Who Killed Amaranth? Academic Weather Forecasters Admit They Called 2006 Wrong

It wasn’t just Amaranth energy trader Brian Hunter who thought this was going to be a tough hurricane season. Some of our most prestigious weather scientists were making dire predictions, according to a report from Bloomberg news.

In many years, "Dr. Gray's Tropical Storm Forecast," the title of a Colorado State Web site where the free report is updated monthly during the hurricane season, proved uncannily accurate. Early in 2002, 2003 and 2004, the reports correctly predicted the number of named storms in the Atlantic Ocean and Gulf of Mexico for the entire year… Last year, when a record 28 named storms formed in the Atlantic, the Colorado State report sounded an early alarm, warning in May 2005 of "a well-above-average hurricane season" and predicting 15 named storms. That track record is one reason this year's first forecast, published in April, drew so much attention. "We foresee another very active Atlantic basin hurricane season," Klotzbach and Gray wrote. They predicted 17 named storms, five of them intense hurricanes. The paper said there was an 81 percent chance of a major hurricane striking the U.S. coastline. It put the risk of one of them hitting the Gulf Coast, the center of U.S. oil production, at 47 percent.
As it turned out, no major hurricanes struck the US coastline, and that calm helped keep down the price of oil futures. So when Hunter made large bets with Amaranth money that spreads in gas futures would widen due to hurricanes, he wasn’t merely repeating the strategy that worked for him in 2005. He was adopting an investment strategy based on the best available opinions of weather experts.

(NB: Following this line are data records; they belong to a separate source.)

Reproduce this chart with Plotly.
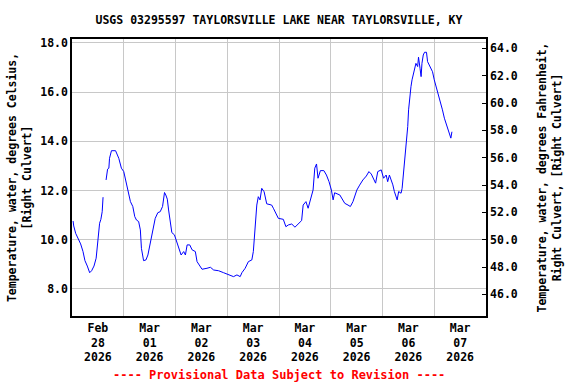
import pandas as pd
import plotly.graph_objects as go

start = "2026-02-28 00:00"
hours = [0.5, 0.8, 1.7, 2.9, 4.0, 5.1, 6.0, 7.1, 8.2, 9.1, 10.2, 11.2, 12.1, 12.8, 13.4, 14.0, 14.4,
         15.1,
         15.8, 16.5, 17.1, 17.4, 18.3, 20.2, 21.7, 22.9, 24.0, 25.1, 26.0, 27.1, 28.2, 29.1, 29.9,
         30.9, 31.7, 32.2, 33.2, 34.3, 35.2, 36.3, 37.4, 38.6, 39.8, 40.9, 42.0, 42.9, 43.5, 44.2,
         44.8, 45.6, 46.3, 47.5, 48.6, 49.5, 50.6, 51.8, 52.6, 53.4, 54.6, 55.7, 57.2, 58.0, 59.2,
         60.3, 62.6, 64.2, 65.7, 68.0, 70.3, 71.9, 73.4, 74.9, 76.5, 78.0, 78.8, 80.3, 81.8, 83.4,
         84.1, 84.9, 85.7, 86.4, 87.2, 88.0, 89.1, 90.3, 92.6, 93.4, 94.6, 95.7, 98.0, 99.2, 100.3,
         101.9, 103.4, 104.9, 106.5, 107.2, 108.5, 109.5, 110.6, 111.8, 112.6, 113.4, 114.1, 115.2,
         116.8, 118.0, 119.2, 120.3, 121.1, 121.8, 124.2, 125.4, 126.5, 128.0, 129.1, 130.3, 131.1,
         132.1, 133.4, 134.9, 136.5, 137.7, 138.8, 139.8, 140.8, 141.8, 143.4, 144.5, 145.7, 146.4,
         147.2, 148.0, 148.8, 149.5, 150.3, 150.8, 151.5, 152.6, 153.1, 153.7, 154.2, 154.6, 155.2,
         155.7, 156.1, 156.8, 157.2, 157.7, 158.3, 158.9, 159.5, 160.3, 160.7, 161.4, 161.9, 162.3,
         162.9, 163.5, 164.4, 164.9, 165.7, 166.5, 167.2, 168.0, 169.1, 170.0, 171.1, 171.8, 172.7,
         173.7, 174.6, 175.2, 175.7, 176.2]
temp_c = [10.76, 10.56, 10.26, 10.02, 9.83, 9.52, 9.15, 8.93, 8.66, 8.74, 8.93, 9.25, 9.99, 10.67, 10.83, 11.14, 11.73,
          None,
          12.43, 12.87, 12.91, 13.31, 13.62, 13.62, 13.31, 12.91, 12.77, 12.30, 11.89, 11.55, 11.35, 10.94, 10.80,
          10.74, 10.40, 9.65, 9.15, 9.18, 9.38, 9.86, 10.20, 10.87, 11.10, 11.14, 11.35, 11.92, 11.82, 11.65,
          11.21, 10.80, 10.29, 10.20, 9.92, 9.65, 9.38, 9.52, 9.38, 9.79, 9.79, 9.59, 9.52, 9.11, 8.93,
          8.80, 8.84, 8.88, 8.77, 8.74, 8.66, 8.61, 8.57, 8.50, 8.57, 8.50, 8.66, 8.84, 9.11, 9.18,
          9.52, 10.53, 11.41, 11.75, 11.62, 12.09, 11.95, 11.46, 11.41, 11.28, 11.08, 10.87, 10.83, 10.53, 10.60,
          10.64, 10.51, 10.64, 10.78, 11.41, 11.55, 11.28, 11.62, 12.02, 12.91, 13.08, 12.50, 12.81,
          12.81, 12.63, 12.36, 12.02, 11.62, 11.91, 11.82, 11.62, 11.48, 11.41, 11.35, 11.55, 11.75,
          12.02, 12.22, 12.43, 12.59, 12.77, 12.67, 12.46, 12.30, 12.77, 12.84, 12.50, 12.63, 12.36,
          12.63, 12.43, 12.23, 11.96, 11.75, 11.62, 11.96, 11.89, 12.09, 12.70, 12.97, 13.72, 14.13,
          14.60, 15.28, 16.02, 16.22, 16.50, 16.77, 16.90, 17.17, 17.04, 17.42, 16.97, 16.63, 17.17,
          17.51, 17.62, 17.62, 17.24, 17.10, 16.97, 16.83, 16.50, 16.16, 15.89, 15.55, 15.28, 14.94,
          14.67, 14.35, 14.17, 14.13, 14.39]

title_text = "USGS 03295597 TAYLORSVILLE LAKE NEAR TAYLORSVILLE, KY"
y1_title = "Temperature, water, degrees Celsius,<br>[Right Culvert]"
y2_title = "Temperature, water, degrees Fahrenheit,<br>Right Culvert, [Right Culvert]"
note_text = "---- Provisional Data Subject to Revision ----"
c_range = [6.9, 18.16]

times = pd.Timestamp(start) + pd.to_timedelta(hours, unit="h")
temp_f = [None if v is None else v * 1.8 + 32 for v in temp_c]
f_range = [v * 1.8 + 32 for v in c_range]

FONT = "DejaVu Sans Mono"
fs = 11.5
tfont = dict(family=FONT, size=fs, color="black", weight="bold")

fig = go.Figure()
fig.add_trace(go.Scatter(x=times, y=temp_c, mode="lines",
                         line=dict(color="#0000ff", width=1), connectgaps=False,
                         showlegend=False))
fig.add_trace(go.Scatter(x=times, y=temp_f, mode="lines", yaxis="y2",
                         line=dict(color="rgba(0,0,0,0)", width=0), hoverinfo="skip",
                         showlegend=False))

fig.update_layout(
    width=576, height=384,
    margin=dict(l=72, r=90, t=39, b=68, autoexpand=False),
    paper_bgcolor="white", plot_bgcolor="white",
    font=tfont,
    title=dict(text=title_text, x=0.5, xref="paper", y=1 - 20 / 384, yref="container",
               yanchor="middle", xanchor="center", automargin=False, font=tfont),
    xaxis=dict(type="date", range=["2026-02-28 00:00", "2026-03-08 00:00"],
               dtick=86400000, tick0="2026-02-28", ticklabelmode="period",
               tickformat="%b<br>%d<br>%Y", showgrid=True, gridcolor="#c8c8c8", gridwidth=1.2,
               showline=True, linecolor="black", linewidth=1.5, mirror=True,
               ticks="", zeroline=False, automargin=False),
    yaxis=dict(range=c_range, tickvals=[8, 10, 12, 14, 16, 18], tickformat=".1f",
               showgrid=True, gridcolor="#c8c8c8", gridwidth=1.2,
               showline=True, linecolor="black", linewidth=1.5, mirror=True,
               ticks="", zeroline=False, automargin=False,
               title=dict(text=y1_title, standoff=6, font=tfont)),
    yaxis2=dict(range=f_range, overlaying="y", side="right", tick0=46, dtick=2,
                tickformat=".1f", showgrid=False, zeroline=False,
                showline=True, linecolor="black", linewidth=1.5,
                ticks="inside", ticklen=4, tickcolor="black", automargin=False,
                title=dict(text=y2_title, standoff=21, font=tfont)),
    annotations=[dict(text=note_text, x=0.5, xref="paper", y=-59 / 277, yref="paper",
                      xanchor="center", yanchor="middle", showarrow=False,
                      font=dict(family=FONT, size=fs + 0.5, color="#ff0000", weight="bold"))],
)

fig.write_html("out.html", config={"displayModeBar": False},
               post_script="document.body.style.margin='0';")
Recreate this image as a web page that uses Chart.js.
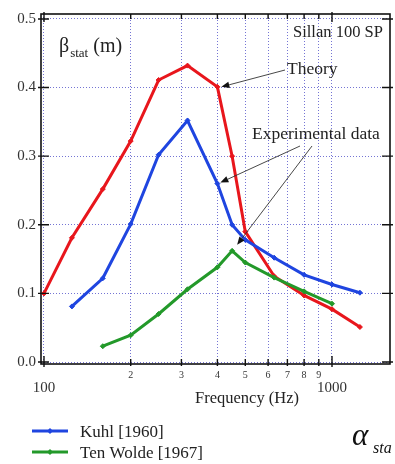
<!DOCTYPE html>
<html><head><meta charset="utf-8">
<script src="https://cdn.jsdelivr.net/npm/chart.js@4"></script>
<style>html,body{margin:0;padding:0;background:#fff}#wrap{width:395px;height:464px;position:relative}</style>
</head><body>
<div id="wrap"><canvas id="c" width="395" height="464"></canvas></div>
<script>
// ---- data ----
const freqTheory = [100,125,160,200,250,315,400,450,500,630,800,1000,1250];
const theory     = [0.100,0.181,0.252,0.322,0.411,0.432,0.401,0.300,0.190,0.125,0.097,0.077,0.051];
const freqKuhl   = [125,160,200,250,315,400,450,500,630,800,1000,1250];
const kuhl       = [0.081,0.122,0.201,0.302,0.352,0.260,0.200,0.178,0.152,0.127,0.113,0.101];
const freqWolde  = [160,200,250,315,400,450,500,630,800,1000];
const tenWolde   = [0.023,0.039,0.070,0.106,0.138,0.162,0.145,0.123,0.103,0.085];
const xTickValues = [100,200,300,400,500,600,700,800,900,1000];
const yTickValues = [0,0.1,0.2,0.3,0.4,0.5];
const seriesNames = ['Theory','Kuhl [1960]','Ten Wolde [1967]'];

const RED='#e8161c', BLUE='#1f45e0', GREEN='#23992a', GRID='#7474d4';
const SERIF='"Liberation Serif", "DejaVu Serif", serif';
const pts=(xs,ys)=>xs.map((x,i)=>({x:x,y:ys[i]}));
function ds(label,xs,ys,color,order){
  return {label:label,data:pts(xs,ys),borderColor:color,backgroundColor:color,borderWidth:3,
    pointStyle:'rectRot',pointRadius:2.5,pointBorderWidth:1,pointBackgroundColor:color,pointBorderColor:color,
    tension:0,order:order};
}

function arrow(ctx,x1,y1,x2,y2){
  ctx.save();
  ctx.strokeStyle='#333';ctx.fillStyle='#111';ctx.lineWidth=0.9;
  const a=Math.atan2(y2-y1,x2-x1), L=8, W=3.2;
  const bx=x2-L*Math.cos(a), by=y2-L*Math.sin(a);
  ctx.beginPath();ctx.moveTo(x1,y1);ctx.lineTo(bx,by);ctx.stroke();
  ctx.beginPath();ctx.moveTo(x2,y2);
  ctx.lineTo(bx+W*Math.sin(a),by-W*Math.cos(a));
  ctx.lineTo(bx-W*Math.sin(a),by+W*Math.cos(a));
  ctx.closePath();ctx.fill();
  ctx.restore();
}

const decor={
  id:'decor',
  afterDraw(chart){
    const ctx=chart.ctx, a=chart.chartArea, xs=chart.scales.x, ys=chart.scales.y;
    ctx.save();
    // frame
    ctx.strokeStyle='#111';ctx.lineWidth=1.6;
    ctx.strokeRect(a.left,a.top,a.right-a.left,a.bottom-a.top);
    // x ticks (top & bottom)
    ctx.lineWidth=1.4;
    xTickValues.forEach(v=>{
      if(v===100) return;
      const px=xs.getPixelForValue(v), big=(v===1000);
      ctx.beginPath();
      ctx.moveTo(px,a.top-(big?2:0));ctx.lineTo(px,a.top+(big?8:5));
      ctx.moveTo(px,a.bottom-(big?8:5));ctx.lineTo(px,a.bottom+(big?3:2));
      ctx.stroke();
    });
    // y ticks (left & right)
    yTickValues.forEach(v=>{
      const py=ys.getPixelForValue(v);
      ctx.beginPath();
      ctx.moveTo(a.left-3,py);ctx.lineTo(a.left+8,py);
      ctx.moveTo(a.right-8,py);ctx.lineTo(a.right+3,py);
      ctx.stroke();
    });
    const p100=xs.getPixelForValue(100);
    ctx.beginPath();ctx.moveTo(p100,a.bottom-8);ctx.lineTo(p100,a.bottom+3);
    ctx.moveTo(p100,a.top-2);ctx.lineTo(p100,a.top+8);ctx.stroke();

    // texts
    ctx.fillStyle='#222';ctx.textBaseline='alphabetic';ctx.textAlign='left';
    let x=59;
    ctx.font='20px '+SERIF;ctx.fillText('β',x,52);x+=ctx.measureText('β').width+1;
    ctx.font='13px '+SERIF;ctx.fillText('stat',x,57);x+=ctx.measureText('stat').width;
    ctx.font='20px '+SERIF;ctx.fillText(' (m)',x,52);
    ctx.font='16.5px '+SERIF;ctx.fillText('Sillan 100 SP',293,37);
    ctx.font='17.5px '+SERIF;ctx.fillText('Theory',287,74);
    ctx.fillText('Experimental data',252,139);
    ctx.textAlign='center';
    ctx.font='16.5px '+SERIF;ctx.fillText('Frequency (Hz)',247,403);

    // arrows
    const rx=xs.getPixelForValue(400), ry=ys.getPixelForValue(theory[6]);
    arrow(ctx,285,70,rx+4,ry);
    const bx=xs.getPixelForValue(400), by=ys.getPixelForValue(kuhl[5]);
    arrow(ctx,300,146,bx+3,by-1);
    const gx=xs.getPixelForValue(450), gy=ys.getPixelForValue(tenWolde[5]);
    arrow(ctx,312,146,gx+5,gy-6);

    // legend
    const leg=[[seriesNames[1],BLUE,431],[seriesNames[2],GREEN,452]];
    leg.forEach(([t,c,y])=>{
      ctx.strokeStyle=c;ctx.lineWidth=3;
      ctx.beginPath();ctx.moveTo(32,y);ctx.lineTo(68,y);ctx.stroke();
      ctx.fillStyle=c;ctx.beginPath();
      ctx.moveTo(50,y-3);ctx.lineTo(53,y);ctx.lineTo(50,y+3);ctx.lineTo(47,y);ctx.closePath();ctx.fill();
      ctx.fillStyle='#222';ctx.textAlign='left';ctx.font='17px '+SERIF;
      ctx.fillText(t,80,y+6);
    });
    // alpha_sta
    ctx.fillStyle='#111';
    ctx.font='italic 31px '+SERIF;ctx.fillText('α',352,445);
    ctx.font='italic 16px '+SERIF;ctx.fillText('sta',373,453);
    ctx.restore();
  }
};

new Chart(document.getElementById('c'),{
  type:'line',
  data:{datasets:[
    ds(seriesNames[0],freqTheory,theory,RED,3),
    ds(seriesNames[1],freqKuhl,kuhl,BLUE,2),
    ds(seriesNames[2],freqWolde,tenWolde,GREEN,1)
  ]},
  options:{
    responsive:false,animation:false,devicePixelRatio:1,
    layout:{padding:{left:0,right:5,top:10,bottom:0}},
    plugins:{legend:{display:false},tooltip:{enabled:false}},
    scales:{
      x:{type:'logarithmic',min:97.63,max:1590,
        afterFit(s){s.height=100;},
        afterBuildTicks(s){s.ticks=xTickValues.map(v=>({value:v}));},
        grid:{color:GRID,lineWidth:1,drawTicks:false},
        border:{display:false,dash:[1,2]},
        ticks:{autoSkip:false,maxRotation:0,padding:5,color:'#333',
          callback:(v)=> (v===100||v===1000)?['',String(v)]:String(v/100),
          font:(c)=>{const v=c.tick&&c.tick.value;return (v===100||v===1000)?{family:SERIF,size:15,lineHeight:0.85}:{family:SERIF,size:10,lineHeight:1.2};}
        }
      },
      y:{type:'linear',min:-0.0029,max:0.5072,
        afterFit(s){s.width=41;},
        afterBuildTicks(s){s.ticks=yTickValues.map(v=>({value:v}));},
        grid:{color:GRID,lineWidth:1,drawTicks:false},
        border:{display:false,dash:[1,2]},
        ticks:{padding:5,color:'#333',font:{family:SERIF,size:15},callback:(v)=>Number(v).toFixed(1)}
      }
    }
  },
  plugins:[decor]
});
</script>
</body></html>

Investing: The hurricane forecast that hit Amaranth hard [Bloomberg in the International Herald Tribune]

Comments

1

Posted by Steve Myers , Oct 09, 2006 12:55PM

My physics prof once made a Rule that goes: "For every complicated problem, there is a simple solution - and it's WRONG." This yearr's prognostic SNAFU falls into the category. A Native American long in years and obervation is said to have noted that "White men talk too much." Put the quotes together in context with the non-event 2006 and there's something worth learning: do not try to fit Gaiea into a video sound byte: the answer is wrong. Likewise, if "experts" MUST talk about the weather, let them do so from humility and awe of Gaiea - and not from a hubris that presupposes we puny carbon based life forms give her orders. As a final quote: "Tain't nice to fool with Mother Nature." Especially when we don't know what we're doing....

Steve Myers in PA.

2

Posted by beanspants1 , Oct 09, 2006 8:27PM

If the guy really followed the weather "experts" rather than just made a crazy roll of the dice, then he's still an idiot.

it's impossible to really trust weather "experts" because they have to be negative. the obvious reason is the payouts for negative vs positive action are not even close to equal, as they are in the free (ish) market.


katrina cost $200b.
if there had been no katrina, it wouldn't have created $200b over the same time period. so it behooves the experts to err on the side of caution, and business experts to take what they say with the appropriate sized grains of salt.

tbe scary thought is that this guy was allowed to take such a bet with that amt of money. guess i'll be sticking to vanguard.